Finalement, j'ai préféré ne rien dire.
15 Comments
Pourquoi tant de sentiments pour un chevreuil alors que pour un sanglier…
L’histoire humaine est finalement très courte : on a encore quelque part des neurones de chasseur qui se chahutent quelques fois avec la notion de beau.
On se moquera d’un serpent ou d’une araignée, mais on deviendra céleste devant l’orgueil d’un cerf, la simplcité d’un lapin, l’amitié d’un chien.
On aimera ou détestera les corridas.
Mais sans protéines, l’homme serait-il où il est ?
Va savoir, Charles !
Je t’attends à l’aéroport !
Comment il disait déjà, Olivier Jullien ?
"Je vote écolo et je suis chasseur: je passe des mois à raisonner comme un lièvre et quand j’en tire un, j’ai l’impression d’avoir tué mon frère…"
Impressionnant ce carré s’asphalte,reliquat de notre civilisation, qui laisse place à un chemin de terre que l’on dirait "paysagé" dans nos villes.
Et, ce chemin qui nous emmène dans un nulle part, dans un ailleurs, dans un paysage mystérieux, déjà parcemé de margherites, de narcisses, de mufliers…
Ce chemin qui nous emmène voir les gentianes, les violettes, les crocus tout près des neiges évanescentes.
C’est le départ d’une magnifique course en montagne, à coup sûr.
Y avait-il du grenache ? 🙂
Aimer la nature et partir avec un flingue !moi je veux bien,chacun s’accorde avec ce qu’il veut,mais moi c’est sans.
Remarquez,je ne juge personne vu que le sanglier,le cerf,la grouse,la biche,la sarcelle ou la galinette cendrée,et bien comme tout le monde,ou quasi,je les mange.
Salutations gourmandes
J’aurais bien aimé partager ce repas avec tous les vrais amoureux des nourritures célestes et terrestres. Je ne veux pas créer trop de frustrations mais je vous assure que le foie de chevreuil est quelque chose d’absolument sublime, foi d’ami des chevreuils !
Grand Jacques, avez-vous déjà tenté l’expérience culinaire de la marmotte ?
Un peu grasse la marmotte, surtout en période de chasse. Moi, je préfère le dahu… Votre lieu de villégiature estivale est magnifique, il manque juste un peu de minéralité et de neige éternelle. Etage subalpin ?
Lieu, mots, vins, foies, tout ça me donne furieusement envie de faire la cuisine …. Je ne crois pas que je pourrais faire un meilleur compliment Jacques. Merci.
Il semble que vous étiez là haut avec Schrödinger ?

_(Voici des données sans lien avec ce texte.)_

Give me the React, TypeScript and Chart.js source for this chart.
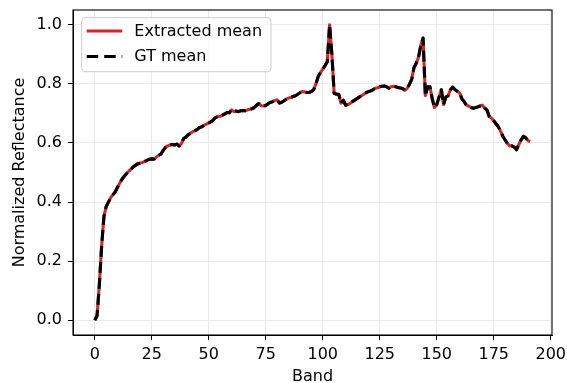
import React, { useEffect, useRef } from "react";
import { Chart, registerables } from "chart.js";

Chart.register(...registerables);

const W = 567;
const H = 383;

const xTicks = [0, 25, 50, 75, 100, 125, 150, 175, 200];
const yTicks = [0, 0.2, 0.4, 0.6, 0.8, 1.0];

const extractedMean = [
  0.0, 0.015, 0.12, 0.25, 0.35, 0.385, 0.4, 0.415, 0.425, 0.435,
  0.45, 0.465, 0.478, 0.488, 0.497, 0.505, 0.512, 0.52, 0.525, 0.53,
  0.532, 0.534, 0.538, 0.542, 0.545, 0.546, 0.545, 0.552, 0.558, 0.562,
  0.575, 0.585, 0.59, 0.593, 0.595, 0.593, 0.596, 0.59, 0.598, 0.615,
  0.62, 0.628, 0.633, 0.638, 0.642, 0.646, 0.652, 0.655, 0.66, 0.664,
  0.668, 0.672, 0.678, 0.686, 0.69, 0.69, 0.694, 0.698, 0.703, 0.702,
  0.712, 0.706, 0.708, 0.706, 0.709, 0.71, 0.709, 0.712, 0.714, 0.716,
  0.72, 0.728, 0.733, 0.726, 0.725, 0.727, 0.733, 0.737, 0.74, 0.744,
  0.746, 0.735, 0.738, 0.743, 0.748, 0.752, 0.754, 0.757, 0.76, 0.765,
  0.77, 0.774, 0.773, 0.771, 0.771, 0.774, 0.78, 0.8, 0.825, 0.838,
  0.85, 0.862, 0.875, 1.0, 0.9, 0.768, 0.765, 0.765, 0.735, 0.745,
  0.728, 0.73, 0.734, 0.74, 0.745, 0.75, 0.755, 0.76, 0.765, 0.77,
  0.774, 0.776, 0.78, 0.785, 0.787, 0.79, 0.792, 0.793, 0.79, 0.785,
  0.79, 0.792, 0.79, 0.788, 0.786, 0.784, 0.778, 0.785, 0.798, 0.815,
  0.855, 0.87, 0.89, 0.93, 0.955, 0.76, 0.79, 0.79, 0.75, 0.72,
  0.73, 0.755, 0.78, 0.73, 0.755, 0.76, 0.78, 0.789, 0.78, 0.775,
  0.77, 0.75, 0.74, 0.728, 0.725, 0.72, 0.717, 0.72, 0.722, 0.725,
  0.728, 0.718, 0.712, 0.69, 0.684, 0.675, 0.665, 0.655, 0.64, 0.622,
  0.61, 0.598, 0.59, 0.59, 0.586, 0.577, 0.595, 0.61, 0.622, 0.618,
  0.608, 0.605,
];

const gtMean = [
  0.0, 0.015, 0.12, 0.25, 0.35, 0.385, 0.4, 0.415, 0.425, 0.435,
  0.45, 0.465, 0.478, 0.488, 0.497, 0.505, 0.512, 0.52, 0.525, 0.53,
  0.532, 0.534, 0.538, 0.542, 0.545, 0.546, 0.545, 0.552, 0.558, 0.562,
  0.575, 0.585, 0.59, 0.593, 0.595, 0.593, 0.596, 0.59, 0.598, 0.615,
  0.62, 0.628, 0.633, 0.638, 0.642, 0.646, 0.652, 0.655, 0.66, 0.664,
  0.668, 0.672, 0.678, 0.686, 0.69, 0.69, 0.694, 0.698, 0.703, 0.702,
  0.712, 0.706, 0.708, 0.706, 0.709, 0.71, 0.709, 0.712, 0.714, 0.716,
  0.72, 0.728, 0.733, 0.726, 0.725, 0.727, 0.733, 0.737, 0.74, 0.744,
  0.746, 0.735, 0.738, 0.743, 0.748, 0.752, 0.754, 0.757, 0.76, 0.765,
  0.77, 0.774, 0.773, 0.771, 0.771, 0.774, 0.78, 0.8, 0.825, 0.838,
  0.85, 0.862, 0.875, 1.0, 0.9, 0.768, 0.765, 0.765, 0.735, 0.745,
  0.728, 0.73, 0.734, 0.74, 0.745, 0.75, 0.755, 0.76, 0.765, 0.77,
  0.774, 0.776, 0.78, 0.785, 0.787, 0.79, 0.792, 0.793, 0.79, 0.785,
  0.79, 0.792, 0.79, 0.788, 0.786, 0.784, 0.778, 0.785, 0.798, 0.815,
  0.855, 0.87, 0.89, 0.93, 0.955, 0.76, 0.79, 0.79, 0.75, 0.72,
  0.73, 0.755, 0.78, 0.73, 0.755, 0.76, 0.78, 0.789, 0.78, 0.775,
  0.77, 0.75, 0.74, 0.728, 0.725, 0.72, 0.717, 0.72, 0.722, 0.725,
  0.728, 0.718, 0.712, 0.69, 0.684, 0.675, 0.665, 0.655, 0.64, 0.622,
  0.61, 0.598, 0.59, 0.59, 0.586, 0.577, 0.595, 0.61, 0.622, 0.618,
  0.608, 0.605,
];

const seriesLabels = ["Extracted mean", "GT mean"];
const RED = "#d62728";
const FONT = "'DejaVu Sans', sans-serif";
const FS = 16;

const framePlugin = {
  id: "frame",
  afterDatasetsDraw(chart: any) {
    const { ctx, chartArea: a } = chart;
    ctx.save();
    ctx.strokeStyle = "#000";
    ctx.lineWidth = 1.1;
    ctx.strokeRect(a.left, a.top, a.right - a.left, a.bottom - a.top);
    ctx.restore();
  },
};

const legendPlugin = {
  id: "mplLegend",
  afterDraw(chart: any) {
    const { ctx } = chart;
    const x0 = 81.7, y0 = 17.7, w = 189.3, h = 54, r = 3.5;
    ctx.save();
    ctx.beginPath();
    ctx.moveTo(x0 + r, y0);
    ctx.arcTo(x0 + w, y0, x0 + w, y0 + h, r);
    ctx.arcTo(x0 + w, y0 + h, x0, y0 + h, r);
    ctx.arcTo(x0, y0 + h, x0, y0, r);
    ctx.arcTo(x0, y0, x0 + w, y0, r);
    ctx.closePath();
    ctx.fillStyle = "rgba(255,255,255,0.8)";
    ctx.fill();
    ctx.strokeStyle = "#cccccc";
    ctx.lineWidth = 1;
    ctx.stroke();

    const rows = [
      { y: 31, color: RED, dash: [] as number[], label: seriesLabels[0] },
      { y: 56.5, color: "#000", dash: [11.5, 6], label: seriesLabels[1] },
    ];
    rows.forEach((row) => {
      ctx.beginPath();
      ctx.setLineDash(row.dash);
      ctx.strokeStyle = row.color;
      ctx.lineWidth = 3;
      ctx.lineCap = "butt";
      ctx.moveTo(86.7, row.y);
      ctx.lineTo(122.3, row.y);
      ctx.stroke();
      ctx.setLineDash([]);
      ctx.fillStyle = "#000";
      ctx.font = `${FS}px ${FONT}`;
      ctx.textBaseline = "middle";
      ctx.textAlign = "left";
      ctx.fillText(row.label, 134.3, row.y + 0.5);
    });
    ctx.restore();
  },
};

export default function App() {
  const canvasRef = useRef<HTMLCanvasElement | null>(null);

  useEffect(() => {
    document.body.style.margin = "0";
    const canvas = canvasRef.current;
    if (!canvas) return;
    Chart.defaults.font.family = FONT;
    Chart.defaults.font.size = FS;
    Chart.defaults.color = "#000";

    const chart = new Chart(canvas, {
      type: "line",
      data: {
        datasets: [
          {
            label: seriesLabels[0],
            data: extractedMean.map((v, i) => ({ x: i, y: v })),
            borderColor: RED,
            borderWidth: 3.1,
            borderJoinStyle: "round",
            pointRadius: 0,
            tension: 0,
            fill: false,
            order: 2,
          },
          {
            label: seriesLabels[1],
            data: gtMean.map((v, i) => ({ x: i, y: v })),
            borderColor: "#000",
            borderWidth: 3.1,
            borderDash: [11, 5],
            borderJoinStyle: "round",
            borderCapStyle: "butt",
            pointRadius: 0,
            tension: 0,
            fill: false,
            order: 1,
          },
        ],
      },
      options: {
        animation: false,
        responsive: false,
        maintainAspectRatio: false,
        devicePixelRatio: 1,
        layout: { padding: { top: 10, right: 15, left: 0, bottom: 0 } },
        plugins: {
          legend: { display: false },
          tooltip: { enabled: false },
        },
        scales: {
          x: {
            type: "linear",
            min: -9.55,
            max: 200.55,
            afterBuildTicks: (s: any) => {
              s.ticks = xTicks.map((v) => ({ value: v }));
            },
            afterFit: (s: any) => {
              s.height = 48;
              s.paddingLeft = 0;
              s.paddingRight = 0;
            },
            grid: {
              color: "#ebebeb",
              lineWidth: 1,
              tickLength: 5,
              tickColor: "#000",
              tickWidth: 1,
            },
            border: { display: true, color: "#000", width: 1 },
            ticks: {
              padding: 5,
              maxRotation: 0,
              autoSkip: false,
              font: { size: FS, family: FONT },
              color: "#000",
              callback: (v: any) => String(v),
            },
            title: {
              display: true,
              text: "Band",
              color: "#000",
              font: { size: FS, family: FONT },
              padding: { top: 0, bottom: -3.5 },
            },
          },
          y: {
            type: "linear",
            min: -0.05,
            max: 1.05,
            afterBuildTicks: (s: any) => {
              s.ticks = yTicks.map((v) => ({ value: v }));
            },
            afterFit: (s: any) => {
              s.width = 73;
              s.paddingTop = 0;
              s.paddingBottom = 0;
            },
            grid: {
              color: "#ebebeb",
              lineWidth: 1,
              tickLength: 5,
              tickColor: "#000",
              tickWidth: 1,
            },
            border: { display: true, color: "#000", width: 1 },
            ticks: {
              padding: 6,
              autoSkip: false,
              font: { size: FS, family: FONT },
              color: "#000",
              callback: (v: any) => Number(v).toFixed(1),
            },
            title: {
              display: true,
              text: "Normalized Reflectance",
              color: "#000",
              font: { size: FS, family: FONT },
              padding: { top: 10.5, bottom: 0 },
            },
          },
        },
      },
      plugins: [framePlugin, legendPlugin],
    } as any);

    return () => chart.destroy();
  }, []);

  return (
    <div style={{ position: "absolute", left: 0, top: 0, width: W, height: H, background: "#fff" }}>
      <canvas ref={canvasRef} width={W} height={H} style={{ width: W, height: H, display: "block" }} />
    </div>
  );
}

Jamais tenté la marmotte. Grasse et terreuse à la fois, paraît-il. J’essaierai un jour peut-être mais je sais déjà que je ne pourrai pas la cuisiner…
Paul, si tu voyais cette cuisine, là-haut ! Et puis, c’est vrai, on cuisine sous la haute autorité d’un chat qui ressemble furieusement à celui de Schrödinger…
Jacques
Tout est affaire de décor……
Je vois – déjà un peu – et je salive … Perché là haut il m’a pourtant l’air de pencher sérieusement du côté diabolique des limbes, ce lieu !

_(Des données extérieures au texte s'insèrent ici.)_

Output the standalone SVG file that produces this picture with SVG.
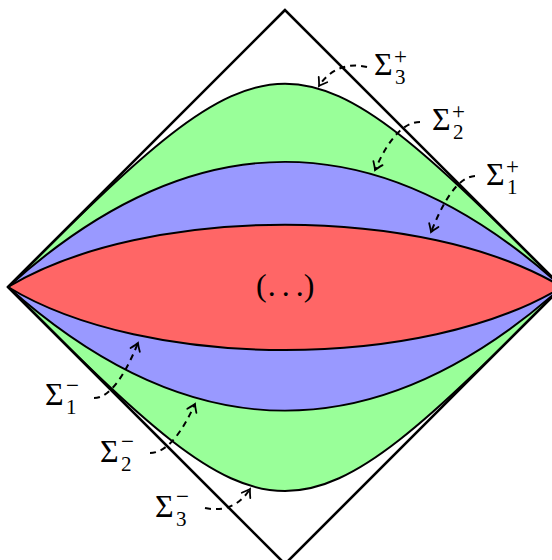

Tout dans ce texte magnifique est fait de correspondances, de réminiscences, d’allusions et de mémoire. Il ne faut donc pas prendre chaque élément au premier degré, mais s’imprégner des émotions que Jacques a ressenties. Je l’ai lu comme un instant de vie.

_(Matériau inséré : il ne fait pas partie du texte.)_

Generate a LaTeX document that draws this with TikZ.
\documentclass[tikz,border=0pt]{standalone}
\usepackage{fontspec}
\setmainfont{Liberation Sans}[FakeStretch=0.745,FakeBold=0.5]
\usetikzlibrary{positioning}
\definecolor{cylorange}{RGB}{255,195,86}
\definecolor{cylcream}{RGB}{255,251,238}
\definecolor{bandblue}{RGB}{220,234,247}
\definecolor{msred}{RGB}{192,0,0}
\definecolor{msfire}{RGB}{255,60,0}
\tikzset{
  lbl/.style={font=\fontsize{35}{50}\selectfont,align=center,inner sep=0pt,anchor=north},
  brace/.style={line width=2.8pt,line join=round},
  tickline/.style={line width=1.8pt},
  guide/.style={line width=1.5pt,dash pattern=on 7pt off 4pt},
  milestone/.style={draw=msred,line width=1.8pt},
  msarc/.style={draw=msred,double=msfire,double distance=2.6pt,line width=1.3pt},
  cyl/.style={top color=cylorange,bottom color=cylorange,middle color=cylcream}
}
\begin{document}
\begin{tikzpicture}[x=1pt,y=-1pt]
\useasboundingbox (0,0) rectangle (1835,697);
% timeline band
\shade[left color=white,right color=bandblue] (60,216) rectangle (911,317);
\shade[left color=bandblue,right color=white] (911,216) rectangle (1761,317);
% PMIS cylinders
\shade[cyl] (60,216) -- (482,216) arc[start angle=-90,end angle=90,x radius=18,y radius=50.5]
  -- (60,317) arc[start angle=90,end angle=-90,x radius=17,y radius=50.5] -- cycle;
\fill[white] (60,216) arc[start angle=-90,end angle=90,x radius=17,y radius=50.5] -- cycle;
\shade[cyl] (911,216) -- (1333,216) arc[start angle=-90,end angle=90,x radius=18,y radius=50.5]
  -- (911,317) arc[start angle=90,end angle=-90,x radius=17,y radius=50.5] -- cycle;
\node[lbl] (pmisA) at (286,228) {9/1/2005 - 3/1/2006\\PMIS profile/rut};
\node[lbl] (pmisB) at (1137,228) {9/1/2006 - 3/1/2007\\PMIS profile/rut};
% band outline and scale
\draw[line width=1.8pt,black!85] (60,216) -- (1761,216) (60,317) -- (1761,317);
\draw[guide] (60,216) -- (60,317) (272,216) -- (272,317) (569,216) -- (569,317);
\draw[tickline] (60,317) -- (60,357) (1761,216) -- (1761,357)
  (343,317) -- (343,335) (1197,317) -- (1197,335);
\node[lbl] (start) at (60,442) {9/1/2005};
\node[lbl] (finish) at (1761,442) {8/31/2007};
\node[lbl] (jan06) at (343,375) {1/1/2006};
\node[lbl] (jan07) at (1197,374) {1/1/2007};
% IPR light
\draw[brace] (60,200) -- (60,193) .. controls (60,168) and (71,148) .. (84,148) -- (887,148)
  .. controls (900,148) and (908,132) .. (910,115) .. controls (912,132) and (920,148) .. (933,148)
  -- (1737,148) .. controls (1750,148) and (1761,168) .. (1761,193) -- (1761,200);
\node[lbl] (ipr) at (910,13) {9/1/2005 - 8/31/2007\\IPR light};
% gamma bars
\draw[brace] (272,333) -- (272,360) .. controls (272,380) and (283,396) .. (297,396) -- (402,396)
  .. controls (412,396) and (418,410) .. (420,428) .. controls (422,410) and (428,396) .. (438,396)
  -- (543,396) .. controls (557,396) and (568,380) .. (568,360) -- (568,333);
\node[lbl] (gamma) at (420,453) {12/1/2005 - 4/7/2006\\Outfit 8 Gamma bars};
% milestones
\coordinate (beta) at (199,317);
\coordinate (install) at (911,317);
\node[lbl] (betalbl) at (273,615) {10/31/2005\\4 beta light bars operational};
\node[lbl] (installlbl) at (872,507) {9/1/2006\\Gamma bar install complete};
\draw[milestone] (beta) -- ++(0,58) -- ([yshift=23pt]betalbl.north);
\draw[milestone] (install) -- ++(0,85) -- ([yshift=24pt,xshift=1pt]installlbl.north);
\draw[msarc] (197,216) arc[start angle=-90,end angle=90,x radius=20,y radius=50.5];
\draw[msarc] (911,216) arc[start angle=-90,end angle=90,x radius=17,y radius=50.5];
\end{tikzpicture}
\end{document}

La vision de l’animal influence le goût. C’est cela qui me semble important.
Jacques, amitiés.
Cette photo d’un chemin que s’arrête dans le brouillard me rappelle avoir été le compagnon d’un braconnier, parce qu’il savait que je ne tirais que des photos.
Un jour, il a posé sa veste bleue qui était rouge à l’intérieur, retournée sur l’un de ses bâtons, au bas de la pente. Nous avons détourné cette marmotte qui avait figé son regard sur la veste immobile.
Je ne vous raconte pas la suite, mais le ragoût de marmotte, bien dégraissé, à la fin de l’hiver, c’est quelque chose.
Accompagnateur de braconnier est un métier fantastique.
Et quand on a pris le vin qui convient…
Merci Jacques.
Jacques, si tout se passe bien – sauf pour le malheureux brocard – et que leur mire est bonne, le prochain foie disponible est pour moi. Peut être dimanche. Je m’en pourlèche d’avance.